Which is Better: The Self-Directed CESA (Coverdell Education Savings Account)? Or a Section 529 Plan?
College costs continue to soar. According to data from The College Board, tuition and fees alone now average $34,740 at private colleges, $9,970 for state residents at public colleges, and $25,620 for out-of-state residents attending public universities, just for the 2017-2018 school year just past. Plan on adding another $10,000 to $12,000 for housing for students who do not live at home through college. American families need every break they can get.
Congress knows this, however, and has come up with several programs to help ease the financial burden on families sending children for college. Among them are the Self-Directed CESA and the Section 529 plan. Both enable parents to save money for college costs on a tax-advantaged basis.
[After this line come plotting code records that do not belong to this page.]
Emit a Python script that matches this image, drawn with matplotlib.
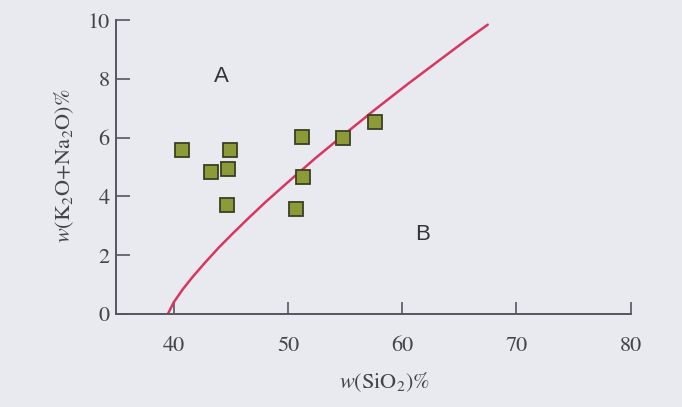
import matplotlib
matplotlib.use("Agg")
from matplotlib import pyplot as plt

# sample points: SiO2 vs K2O+Na2O
sio2 = [40.7, 44.9, 43.3, 44.8, 44.7, 51.2, 51.3, 50.7, 54.8, 57.6]
alk = [5.58, 5.58, 4.85, 4.94, 3.70, 6.03, 4.65, 3.58, 6.00, 6.54]

# dividing curve
curve_x = [39.5, 40.0, 40.8, 41.7, 42.8, 44.0, 45.2, 46.6, 48.1, 50.1,
           52.4, 54.8, 57.6, 60.5, 63.1, 65.5, 67.5]
curve_y = [0.0, 0.39, 0.84, 1.28, 1.77, 2.28, 2.75, 3.28, 3.83, 4.52,
           5.30, 6.07, 6.95, 7.83, 8.59, 9.29, 9.85]

xticks = [40, 50, 60, 70, 80]
yticks = [0, 2, 4, 6, 8, 10]

bg = "#e9eaf0"
axcol = "#55565e"
txtcol = "#444448"
plt.rcParams["mathtext.fontset"] = "stix"

fig = plt.figure(figsize=(6.82, 4.07), dpi=100, facecolor=bg)
ax = fig.add_axes([0.1708, 0.2285, 0.7588, 0.729])
ax.set_facecolor(bg)

ax.plot(curve_x, curve_y, color="#d9365f", lw=1.8, solid_capstyle="round",
        solid_joinstyle="round", zorder=2)
ax.plot(sio2, alk, ls="none", marker="s", ms=9.5, mfc="#8c9b38",
        mec="#3b3f22", mew=1.3, zorder=3)

ax.text(44.15, 8.1, "A", fontsize=16, color="#333338", ha="center", va="center",
        family="Liberation Sans")
ax.text(61.75, 2.7, "B", fontsize=16, color="#333338", ha="center", va="center",
        family="Liberation Sans")

ax.set_xlim(35, 80.3)
ax.set_ylim(0, 10.1)
for s in ["top", "right"]:
    ax.spines[s].set_visible(False)
ax.spines["left"].set_bounds(0, 10)
ax.spines["bottom"].set_bounds(35, 80)
for s in ["left", "bottom"]:
    ax.spines[s].set_color(axcol)
    ax.spines[s].set_linewidth(1.4)

ax.set_xticks(xticks)
ax.set_yticks(yticks)
ax.tick_params(axis="x", direction="in", length=9, width=1.2, color=axcol,
               pad=16, labelsize=16, labelcolor=txtcol)
ax.tick_params(axis="y", direction="in", length=10, width=1.2, color=axcol,
               pad=5, labelsize=16, labelcolor=txtcol)
for lab in ax.get_xticklabels() + ax.get_yticklabels():
    lab.set_family("STIXGeneral")

ax.set_xlabel(r"$w(\mathrm{SiO_2})\%$", fontsize=16, color=txtcol, labelpad=11)
ax.xaxis.set_label_coords(0.517, -0.19)
ax.set_ylabel(r"$w(\mathrm{K_2O{+}Na_2O})\%$", fontsize=16, color=txtcol, labelpad=8)

fig.savefig("out.png", dpi=100, facecolor=bg)
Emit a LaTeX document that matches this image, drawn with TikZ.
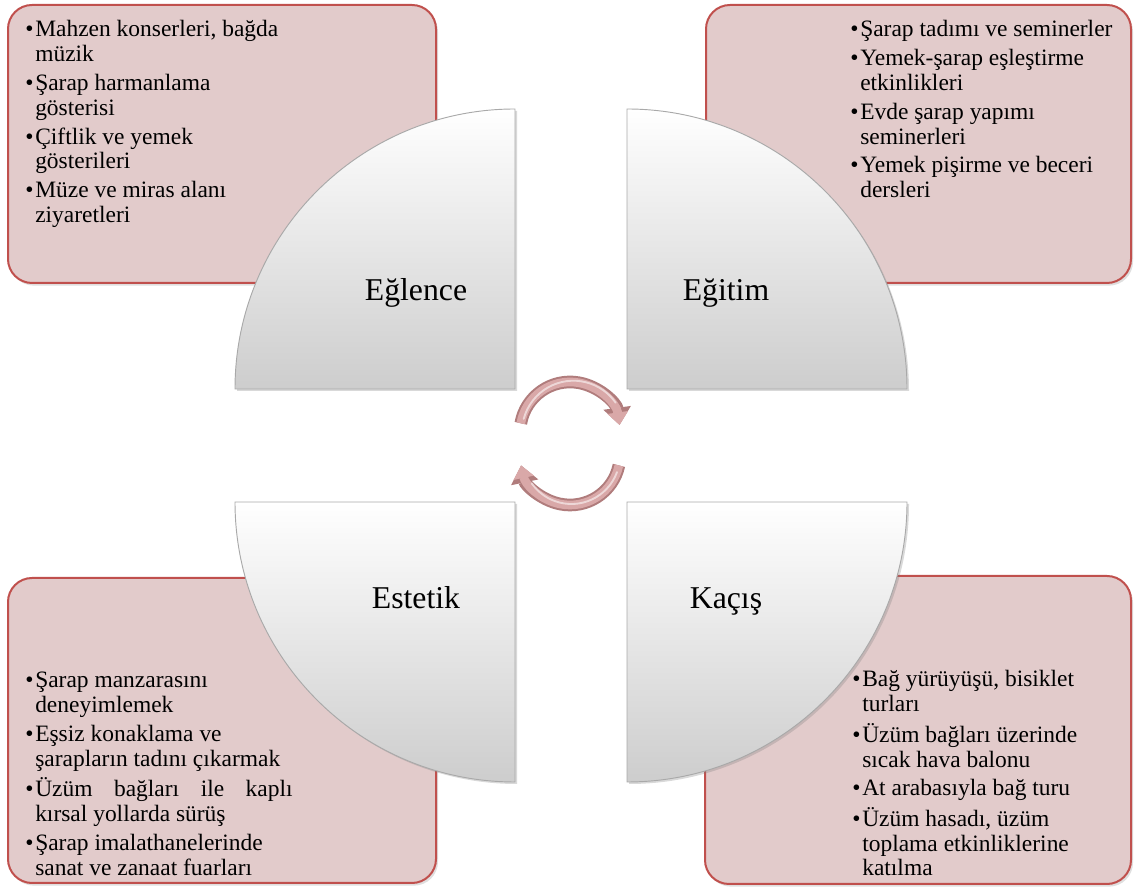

Each plan has important advantages and disadvantages:
Self-Directed CESA | Section 529 Plan |
Annual contribution limit: $2000 per contributor per beneficiary. | Limits vary by state but are generally much higher than Coverdell limits. |
Contributions must be made before beneficiary’s 18th birthday. | Up to $15,000 in contributions per person per beneficiary exempt from gift tax consequences ($30,000 per beneficiary exempt for married couple donors). |
Owners can self-direct (invest in alternative asset classes, real estate, gold, or nearly anything else). | Cannot self-direct, in practice. Owners must use one of the state-administered funds. |
Contributions are after-tax. | Contributions are after-tax. |
Assets in the account grow tax-deferred. | Assets in the account grow tax-deferred. |
Tax-free withdrawals to pay qualified educational expenses. | Tax-free withdrawals to pay qualified educational expenses. |
Can be used for elementary and secondary education expenses. | Can only be used for post-secondary education. |
10 percent penalty on withdrawals in excess of qualified educational expenses per year. | 10 percent penalty on withdrawals in excess of qualified educational expenses per year. |
All assets must be spent by the time the beneficiary reaches age 30. | No age limits – beneficiary can be any age. |
Annual income limit to contribute: $110,000 for singles, $220,000 for couples. | No annual income limits. |
No formal prepaid tuition plans available. | Prepaid tuition plans available. |
No state residency issues. | State residency is very important for pre-paid tuition plans. |
No guarantees (unless investor purchases annuities within the Coverdell with guarantees as part of the contract). | Some states may guarantee minimum growth in prepaid tuition contracts, or guarantee that the accounts will cover tuition costs if fully funded each year according to state guidelines |
10 Percent penalty is waived if student gets a full scholarship. |
As mentioned in the table above, while Section 529 plans limit you to the state-approved investments, there are no such limitations with a Self-Directed CESA. If you open a Self-Directed CESA with American IRA, LLC, you can invest your Coverdell contributions and earnings as you wish, in any combination of conventional and unconventional asset classes you choose. Some common options include the following:
- Real estate and REITS.
- Tax liens and investments.
- Private lending and mortgages.
- Gold and precious metals.
- Cash and money markets.
- Farms and ranches.
- Partnerships and LLCs.
- Closely-held corporations.
- Venture capital and private equity.
And much more.
Section 529 plans are potentially very beneficial thanks to their higher contribution limits and lack of income limitations. But many people like Self-Directed CESAs thanks to their utility in paying for elementary and secondary school expenses and supplies, such as laptops, etc.